I was lost at first, but now I want to do the practices, even need to. I’ve never been a morning person, but find myself waking up extra early on work days so I can practice before I leave. I’m becoming greedy for that feeling of peace. When I can’t find it, I feel sad, frustrated. For the rest of the day, it feels like my socks are inside out and my ponytail is too tight.

But then there are brief moments when nirvana opens its limpid eyes and glances at my soul. Those are moments of pure bliss, of lightness and freedom and I want to laugh out loud. On the flip side, those moments are sometimes followed by equally brief but equally powerful bursts of pure emotion, often grief, and I want to sob.

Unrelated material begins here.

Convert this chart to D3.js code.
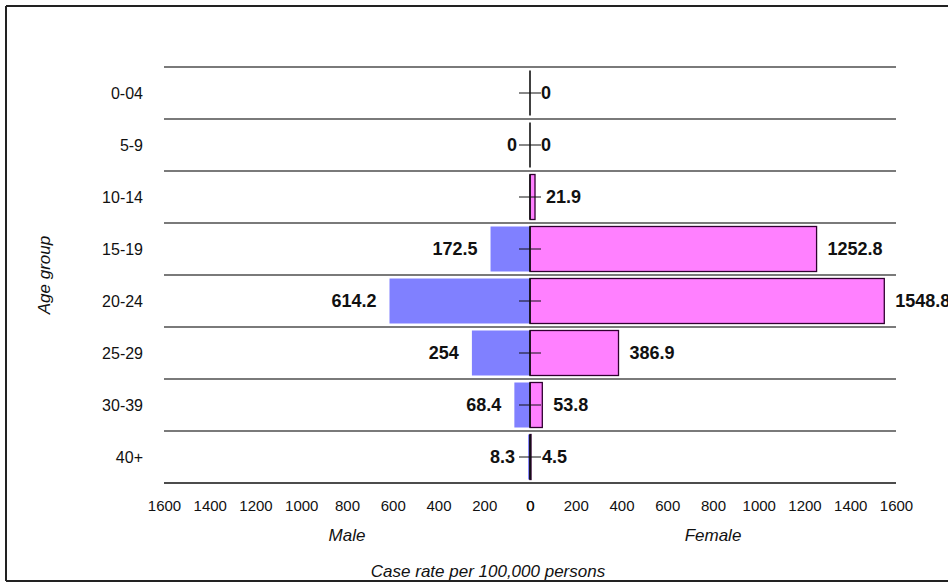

Grief, regret, sadness, pain: none of these feelings do my spirit or the world any good. While I cannot deny their substance and reality, I can refuse to let them control me. I’m learning to embrace those feelings, acknowledge their existence, give them a hug and a scratch behind the ears, and then let them go, pushing them gently out into the universe where they can burst apart like sparkling fireworks and return their energy to the universal all. Perhaps in time that energy can learn to look for more positive directions.

For the longest time, I thought only truly stupid people could be truly happy, but I think there’s more–and less–to it than that.

I am unlikely to ever go vegan or worship crystals or wear clothing made of hemp, but have decided to heed the wise words of Meditation Cat:

We are only as miserable as we allow ourselves to be.